Fare qualcosa
L’assalto alla carovana dell’ebraismo italiano è iniziato e prosegue imperterrito. Finalmente i rabbanim hanno cominciato a ‘dialogare’ fra di loro, purtroppo nel modo sbagliato, con accuse e contro-accuse, esibendo personalismi accentuati e, fortunatamente, senza alcun frutto per le sorti del nostro ebraismo già disastrato.
Qualcuno ha gettato il sasso nello stagno, ma forse non era il sasso giusto, o lo stagno non era il più adatto. Fatto sta che ora, anche in rete, le prese di posizione pro e contro si sprecano, animate e focose. Abbiamo un altro argomento forte su cui accapigliarci. E se non prendi parte alla diatriba con frasi incendiarie ti si accusa di genericità. Come se la nostra salvezza stesse nel prendere posizione, da una parte o dall’altra, anziché darsi da fare per spingere le parti – tutte le nostre parti – a impegnarsi e a studiare possibili soluzioni.
Sorprende che nel parapiglia suscitato le istituzioni, cui ci si va rivolgendo inutilmente da qualche tempo a questa parte, non si preoccupino minimamente delle lacerazioni che si stanno verificando fra di noi. Lacerazioni che, prendendo lo spunto da un solo argomento preminente, colgono l’occasione di un’elezione comunitaria o di un singolo matrimonio per accrescere le spaccature e sottolineare le distanze. Lacerazioni in cui si sfogano frustrazioni e si esauriscono le poche energie rimaste a un ebraismo ormai in triste dissolvimento.
Le istituzioni, laiche e religiose, stanno alla finestra a guardare, salvo prendere carta e penna per difendere una posizione e far salire il livello della polemica. Come se fosse più importante difendere il proprio orticello piuttosto che riportare a rigoglio il giardino.
Manca la parola del saggio. E manca la visione dell’insieme.
Qualcuno dirà che almeno se ne parla, qualcuno dirà che non si può mettere il silenziatore al dibattito. Ma il dibattito è vivo da decenni, oramai, e nulla nello stagno si è mai mosso, a dimostrazione che le contestazioni, sobrie o sguaiate, non sono utili. Sarebbe utile, invece, fare qualche cosa.
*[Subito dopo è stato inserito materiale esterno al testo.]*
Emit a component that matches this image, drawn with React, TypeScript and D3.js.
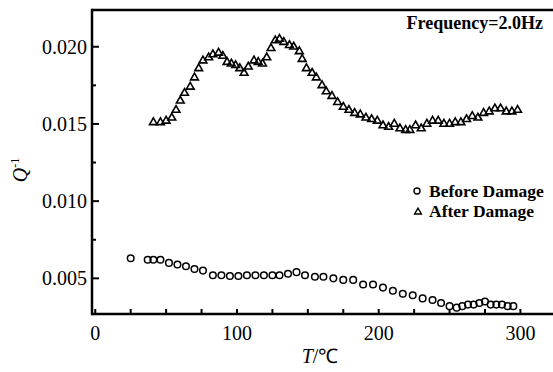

Se nulla viene fatto non si può che dedurne che a tutti stia bene così, che lo status quo della battaglia permanente piace alle nostre istituzioni, convinte che l’inerzia giovi alla nostra salute sociale e identitaria. Ma stare alla finestra ad assistere passivamente agli eventi lascia solo spazio alle fratture in corso e a qualche scissione già in atto.
Continuiamo a rimanere in attesa. Fiduciosa.